"Trying to forecast the state of the world each year by gauging the mood of participants at the annual meeting of the World Economic Forum in Davos is as valuable an exercise as flipping a coin.
That long-held suspicion was confirmed by an analysis in the Financial Times last week. Scouring data from a half-century of Davos conferences, it found that the consensus of the elites who gather there every January is almost exactly as likely to be wrong as right.
This will come as no surprise to Davos skeptics. It is explained in part by the increasingly monolithic ideology of the talks -- a range of views equivalent to the range between the 45-yard lines on a football field. This year there was less dissent than ever from the plutocracy's orthodoxies, and the loudest voices were those of the self-adoring establishment left.
These included a ludicrously performative rant on climate change by Al Gore, a claim by John Kerry that his all-seeing global wisdom was "extraterrestrial," and the usual procession of tech, financial and other CEOs wagging their expensively manicured fingers at the rest of us and our sinful ways.
The curious story of how the world's business leadership became married to progressive ideology is one for another time. The challenge for now is to assess whether 2023 is a year when the mood is predictive or a contraindication. If I were a betting man, my money would be on the latter.
Almost everyone agreed that across a broad range of risks, things were looking up this year compared with a few months ago: There was rising optimism about a soft landing for the economy, or at least that any recession would be short and shallow; expectation that China's economy will re-emerge with benign force, helping bolster growth and reduce inflation; self-satisfaction that the scary tide of populism is terminally receding, with Donald Trump down and Brexit discredited.
There's room for skepticism on every point.
The soft-landing story looks like a continuing example of the triumph of hope over experience.
Inflation may be down, but with real wages flagging and labor markets still tight, getting the inflation rate from the current 6.5% year over year to the Federal Reserve's 2% target looks as daunting as ever. The odds are still high that some time this year the Fed is going to have to choose between settling in for a long Volcker-like squeeze or accepting an inflation rate higher than it wants in the face of mounting layoffs and broadening pain.

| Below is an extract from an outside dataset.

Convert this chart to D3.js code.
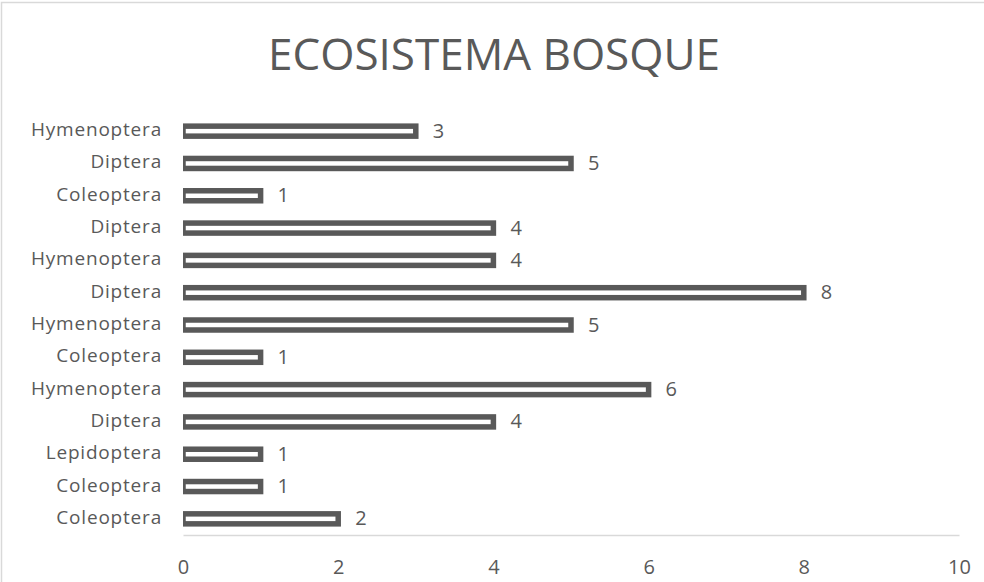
<!DOCTYPE html>
<html><head><meta charset="utf-8">
<script src="https://cdn.jsdelivr.net/npm/d3@7"></script>
<style>body{margin:0;background:#fff;} svg{display:block;font-family:"Open Sans",sans-serif;}</style>
</head><body><svg id="c" width="984" height="582"></svg>
<script>
const title = "ECOSISTEMA BOSQUE";
const categories = ["Hymenoptera","Diptera","Coleoptera","Diptera","Hymenoptera","Diptera","Hymenoptera","Coleoptera","Hymenoptera","Diptera","Lepidoptera","Coleoptera","Coleoptera"];
const values = [3,5,1,4,4,8,5,1,6,4,1,1,2];
const xTicks = [0,2,4,6,8,10];

const svg = d3.select("#c");
const W = 984, H = 582;
const m = {left:183, right:959, top:115, bottom:535};
const ink = "#595959";

svg.append("rect").attr("x",1.5).attr("y",2.5).attr("width",W+10).attr("height",H+10)
  .attr("fill","#fff").attr("stroke","#d9d9d9").attr("stroke-width",1.5);

svg.append("text").attr("x",494).attr("y",70).attr("text-anchor","middle")
  .attr("font-size",44).attr("fill",ink).text(title);

const x = d3.scaleLinear().domain([0,10]).range([m.left,m.right]);
const y = d3.scaleBand().domain(d3.range(categories.length)).range([m.top,m.bottom]);

svg.append("defs").append("clipPath").attr("id","clip").append("rect")
  .attr("x",m.left).attr("y",0).attr("width",m.right-m.left+20).attr("height",H);

// x axis
const xa = svg.append("g").attr("transform",`translate(0,${m.bottom})`)
  .call(d3.axisBottom(x).tickValues(xTicks).tickSize(0));
xa.select(".domain").attr("stroke","#d9d9d9").attr("stroke-width",1.5);
xa.selectAll("text").attr("font-size",20).attr("fill",ink).attr("font-family","Open Sans")
  .attr("y",39).attr("dy",0);

// y axis
const ya = svg.append("g").attr("transform",`translate(${m.left},0)`)
  .call(d3.axisLeft(y).tickSize(0).tickPadding(21).tickFormat(i=>categories[i]));
ya.select(".domain").remove();
ya.selectAll("text").attr("font-size",19).attr("letter-spacing",0.8).attr("fill",ink)
  .attr("font-family","Open Sans").attr("dy",5);

// bars
const bh = 10;
svg.append("g").attr("clip-path","url(#clip)").selectAll("rect").data(values).join("rect")
  .attr("x",x(0)).attr("width",d=>x(d)-x(0))
  .attr("y",(d,i)=>y(i)+y.bandwidth()/2-bh/2).attr("height",bh)
  .attr("fill","#fff").attr("stroke",ink).attr("stroke-width",5.5);

// labels
svg.append("g").selectAll("text").data(values).join("text")
  .attr("x",d=>x(d)+17).attr("y",(d,i)=>y(i)+y.bandwidth()/2)
  .attr("dy",6.5).attr("font-size",20).attr("fill",ink).text(d=>d);
</script></body></html>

This Stagflation Revisited picture is made only more vivid by the great China reopening everyone is celebrating. The optimism focuses on the idea that an open China will further ease supply-chain pressures and cool inflation while adding to growth. But there's an alternative view -- that China's reopening will be like America's after the pandemic, with pent-up consumer demand flooding still-tight supply and pushing up costs.
Then there's Ukraine.
The Germans' last great tank battle was at Kursk, near the Russia-Ukraine border, in 1943. They lost to the Red Army. The current German tank battle is mercifully only diplomatic, but Berlin has learned its history. Its reluctance to send Ukraine their Leopard 2 tank stems from fears of the image of armored vehicles bearing the iron cross of Germany rolling across the Ukrainian steppe toward Russia. This isn't mere historical German self-loathing. It underscores the continuing ambivalence about the North Atlantic Treaty Organization's support for Ukraine. The alliance wants to help Kyiv but it wants to do so without getting into a war with Moscow.
The Germans may be right that pouring more NATO materiel into the fight isn't the best way to avoid escalation.

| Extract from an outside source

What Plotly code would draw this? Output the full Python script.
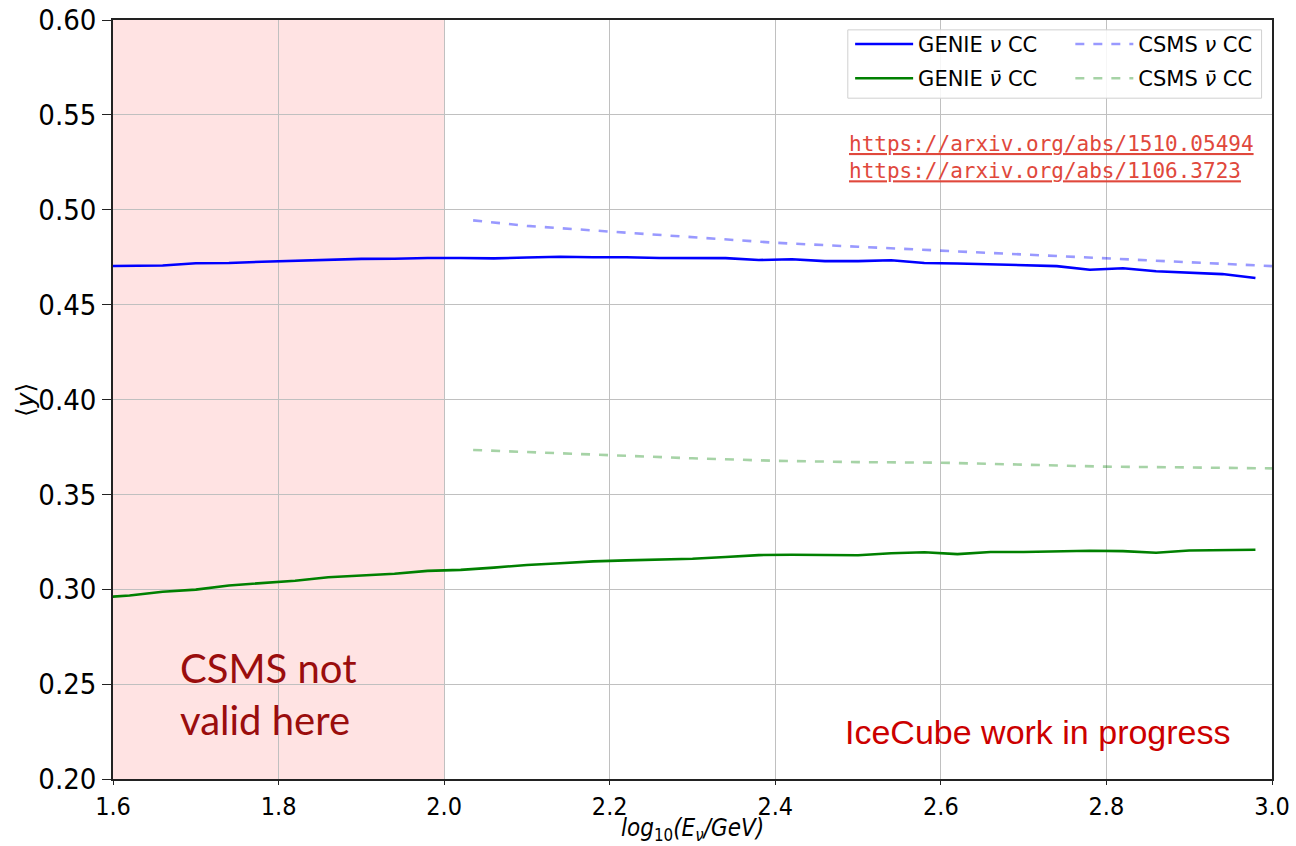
import plotly.graph_objects as go

# log10(E/GeV) bin centres for the GENIE curves
genie_x = [1.58, 1.62, 1.66, 1.70, 1.74, 1.78, 1.82, 1.86, 1.90, 1.94, 1.98, 2.02,
           2.06, 2.10, 2.14, 2.18, 2.22, 2.26, 2.30, 2.34, 2.38, 2.42, 2.46, 2.50,
           2.54, 2.58, 2.62, 2.66, 2.70, 2.74, 2.78, 2.82, 2.86, 2.90, 2.94, 2.98]
genie_nu = [0.4703, 0.4705, 0.4706, 0.4718, 0.4719, 0.4726, 0.4731, 0.4738, 0.4741,
            0.4742, 0.4746, 0.4746, 0.4744, 0.4748, 0.4752, 0.4750, 0.4750, 0.4746,
            0.4747, 0.4745, 0.4735, 0.4739, 0.4729, 0.4729, 0.4734, 0.4719, 0.4717,
            0.4713, 0.4709, 0.4703, 0.4684, 0.4692, 0.4676, 0.4669, 0.4661, 0.4640]
genie_nubar = [0.2955, 0.2967, 0.2987, 0.2998, 0.3020, 0.3034, 0.3045, 0.3063, 0.3073,
               0.3082, 0.3097, 0.3102, 0.3114, 0.3128, 0.3137, 0.3147, 0.3152, 0.3157,
               0.3161, 0.3170, 0.3180, 0.3182, 0.3181, 0.3179, 0.3190, 0.3195, 0.3185,
               0.3196, 0.3196, 0.3200, 0.3203, 0.3201, 0.3192, 0.3204, 0.3205, 0.3208]

# CSMS predictions
csms_x = [2.035, 2.1, 2.2, 2.3, 2.4, 2.5, 2.6, 2.7, 2.8, 2.9, 3.0]
csms_nu = [0.4944, 0.4915, 0.4885, 0.4855, 0.4826, 0.4805, 0.4785, 0.4765, 0.4745,
           0.4725, 0.4703]
csms_nubar = [0.3734, 0.3723, 0.3709, 0.3690, 0.3677, 0.3670, 0.3667, 0.3655, 0.3646,
              0.3642, 0.3637]

invalid_region = [1.6, 2.0]
x_range = [1.6, 3.0]
y_range = [0.20, 0.60]
x_ticks = [1.6, 1.8, 2.0, 2.2, 2.4, 2.6, 2.8, 3.0]
y_ticks = [0.20, 0.25, 0.30, 0.35, 0.40, 0.45, 0.50, 0.55, 0.60]

fig = go.Figure()

fig.add_trace(go.Scatter(x=genie_x, y=genie_nu, mode="lines", name="GENIE <i>ν</i> CC",
                         line=dict(color="#0000ff", width=2.6), legend="legend",
                         legendgroup="g1"))
fig.add_trace(go.Scatter(x=genie_x, y=genie_nubar, mode="lines", name="GENIE <i>ν̄</i> CC",
                         line=dict(color="#008000", width=2.6), legend="legend",
                         legendgroup="g2"))
fig.add_trace(go.Scatter(x=csms_x, y=csms_nu, mode="lines", name="CSMS <i>ν</i> CC",
                         line=dict(color="rgba(0,0,255,0.4)", width=2.6, dash="dash"),
                         legend="legend2", legendgroup="c1"))
fig.add_trace(go.Scatter(x=csms_x, y=csms_nubar, mode="lines", name="CSMS <i>ν̄</i> CC",
                         line=dict(color="rgba(0,128,0,0.35)", width=2.6, dash="dash"),
                         legend="legend2", legendgroup="c2"))

# shaded region where CSMS is not applicable
fig.add_shape(type="rect", xref="x", yref="paper", x0=invalid_region[0], x1=invalid_region[1],
              y0=0, y1=1, fillcolor="rgba(255,0,0,0.11)", line=dict(width=0), layer="below")

# legend frame spanning both legend columns
fig.add_shape(type="rect", xref="paper", yref="paper", x0=0.634, x1=0.991, y0=0.897, y1=0.987,
              fillcolor="rgba(255,255,255,0.85)", line=dict(color="#d0d0d0", width=1),
              layer="above")

fig.add_annotation(x=1.678, y=0.245, xref="x", yref="y", xanchor="left", yanchor="middle",
                   text="CSMS not<br>valid here", showarrow=False, align="left",
                   font=dict(family="Lato", size=40, color="#9a0d0d"))
fig.add_annotation(x=2.717, y=0.2248, xref="x", yref="y", xanchor="center", yanchor="middle",
                   text="IceCube work in progress", showarrow=False,
                   font=dict(family="Liberation Sans", size=34, color="#cc0000"))
fig.add_annotation(x=0.6335, y=0.819, xref="paper", yref="paper", xanchor="left",
                   yanchor="middle", showarrow=False, align="left",
                   text="<u>https://arxiv.org/abs/1510.05494</u><br><u>https://arxiv.org/abs/1106.3723</u>",
                   font=dict(family="DejaVu Sans Mono", size=21, color="#e0483c"))

# axis titles
fig.add_annotation(x=0.5, y=-0.066, xref="paper", yref="paper", xanchor="center",
                   yanchor="middle", showarrow=False,
                   text="<i>log</i><sub>10</sub><i>(E<sub>ν</sub>/GeV)</i>",
                   font=dict(family="DejaVu Sans Condensed", size=24, color="black"))
fig.add_annotation(x=-0.0755, y=0.5, xref="paper", yref="paper", xanchor="center",
                   yanchor="middle", showarrow=False, textangle=-90,
                   text="⟨<i>y</i>⟩",
                   font=dict(family="DejaVu Sans", size=25, color="black"))

axis_common = dict(showline=True, mirror=True, linecolor="#222222", linewidth=1.5,
                   showgrid=True, gridcolor="#c0c0c0", gridwidth=1, ticks="outside",
                   tickcolor="#222222", zeroline=False, automargin=False)

fig.update_xaxes(range=x_range, tickvals=x_ticks, ticktext=[f"{v:.1f}" for v in x_ticks],
                 ticklen=4,
                 tickfont=dict(family="DejaVu Sans Condensed", size=25, color="black"),
                 **axis_common)
fig.update_yaxes(range=y_range, tickvals=y_ticks, ticktext=[f"{v:.2f}" for v in y_ticks],
                 ticklen=9,
                 tickfont=dict(family="DejaVu Sans Condensed", size=29, color="black"),
                 **axis_common)

legend_common = dict(bgcolor="rgba(0,0,0,0)", borderwidth=0, yanchor="top", y=0.995,
                     xanchor="left", traceorder="grouped", tracegroupgap=4,
                     font=dict(family="DejaVu Sans", size=21, color="black"),
                     itemwidth=58)
fig.update_layout(
    width=1296, height=846,
    margin=dict(l=113, r=24, t=20, b=67),
    plot_bgcolor="white", paper_bgcolor="white",
    showlegend=True,
    legend=dict(x=0.636, **legend_common),
    legend2=dict(x=0.826, **legend_common),
)

fig.write_html("out.html")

The largest flaw in the thinking of the Davos globalists is that the world belongs to them again.
Much was made of the spectacle of Liu He, the Chinese vice premier, promising a new era of cooperation with the West. But the olive branch was familiar, and Mr. Liu's own economic liberalism may not last longer than his own term -- which ends this year.

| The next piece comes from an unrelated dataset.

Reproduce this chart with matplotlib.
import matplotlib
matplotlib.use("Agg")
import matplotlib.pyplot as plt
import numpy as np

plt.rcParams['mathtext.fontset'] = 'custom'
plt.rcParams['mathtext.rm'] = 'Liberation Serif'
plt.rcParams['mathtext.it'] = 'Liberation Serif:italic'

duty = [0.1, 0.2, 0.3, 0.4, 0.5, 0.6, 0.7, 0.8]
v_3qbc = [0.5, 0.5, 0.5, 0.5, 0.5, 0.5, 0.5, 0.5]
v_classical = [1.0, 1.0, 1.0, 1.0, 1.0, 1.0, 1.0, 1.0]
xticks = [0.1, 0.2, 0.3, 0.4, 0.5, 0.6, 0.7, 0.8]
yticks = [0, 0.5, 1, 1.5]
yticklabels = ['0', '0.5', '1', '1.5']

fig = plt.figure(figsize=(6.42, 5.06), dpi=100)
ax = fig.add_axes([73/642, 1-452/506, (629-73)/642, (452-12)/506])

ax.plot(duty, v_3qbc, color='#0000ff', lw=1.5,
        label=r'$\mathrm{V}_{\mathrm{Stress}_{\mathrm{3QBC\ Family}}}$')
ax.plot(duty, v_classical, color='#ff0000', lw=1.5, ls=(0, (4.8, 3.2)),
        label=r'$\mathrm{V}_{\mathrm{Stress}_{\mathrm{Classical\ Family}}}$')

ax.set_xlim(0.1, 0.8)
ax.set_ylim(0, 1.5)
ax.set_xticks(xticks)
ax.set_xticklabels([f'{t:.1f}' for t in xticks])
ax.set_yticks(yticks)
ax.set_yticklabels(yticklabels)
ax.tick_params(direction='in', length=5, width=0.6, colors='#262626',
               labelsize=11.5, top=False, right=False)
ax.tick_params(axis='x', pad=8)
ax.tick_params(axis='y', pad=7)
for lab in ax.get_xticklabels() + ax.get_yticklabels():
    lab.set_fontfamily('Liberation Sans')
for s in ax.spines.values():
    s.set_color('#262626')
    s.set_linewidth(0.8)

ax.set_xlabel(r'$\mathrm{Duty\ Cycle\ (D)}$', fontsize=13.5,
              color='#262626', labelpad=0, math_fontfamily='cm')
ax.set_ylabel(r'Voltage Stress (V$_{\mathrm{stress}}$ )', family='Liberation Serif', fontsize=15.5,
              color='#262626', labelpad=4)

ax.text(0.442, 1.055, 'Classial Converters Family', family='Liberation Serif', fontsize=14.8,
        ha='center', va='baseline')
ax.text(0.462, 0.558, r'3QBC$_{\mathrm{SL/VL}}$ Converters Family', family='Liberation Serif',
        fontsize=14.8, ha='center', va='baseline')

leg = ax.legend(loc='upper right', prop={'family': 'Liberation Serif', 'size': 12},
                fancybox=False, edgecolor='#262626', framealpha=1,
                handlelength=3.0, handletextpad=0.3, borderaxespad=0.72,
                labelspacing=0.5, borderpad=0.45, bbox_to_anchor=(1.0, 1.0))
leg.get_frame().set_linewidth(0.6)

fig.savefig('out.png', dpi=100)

The deeper reality is the continuing reversal of the globalization the Davos crowd helped create and whose excesses they promoted.
The nearest thing to a genuine rift last week was over U.S. trade policy. Sen. Joe Manchin found that he is about as unpopular in Western Europe as he is in West Virginia. He spent the week defending last year's so-called Inflation Reduction Act, which has enraged Europeans for favoring American-made green energy.
The Biden Democrats seem to be continuing the policies they derided under Donald Trump in other ways as well, including the Chips Act and restrictive measures against technology trade with China.
Whatever happens in 2023, the longer-term story is this: the U.S. is pursuing a bipartisan America-first approach to global economics; in Europe, a new Iron Curtain has descended a few hundred miles east of the old one; in Asia, a demographically challenged China looks inward and threatens outward.
They still don't see it, but for the globalists, it's the glimmer of twilight: "Never glad confident morning again!"" [1]
1. Free Expression: The Davos Crowd Sees a New Dawn, but It May Be a False One
Baker, Gerard. Wall Street Journal, Eastern edition; New York, N.Y. [New York, N.Y]. 24 Jan 2023: A.15.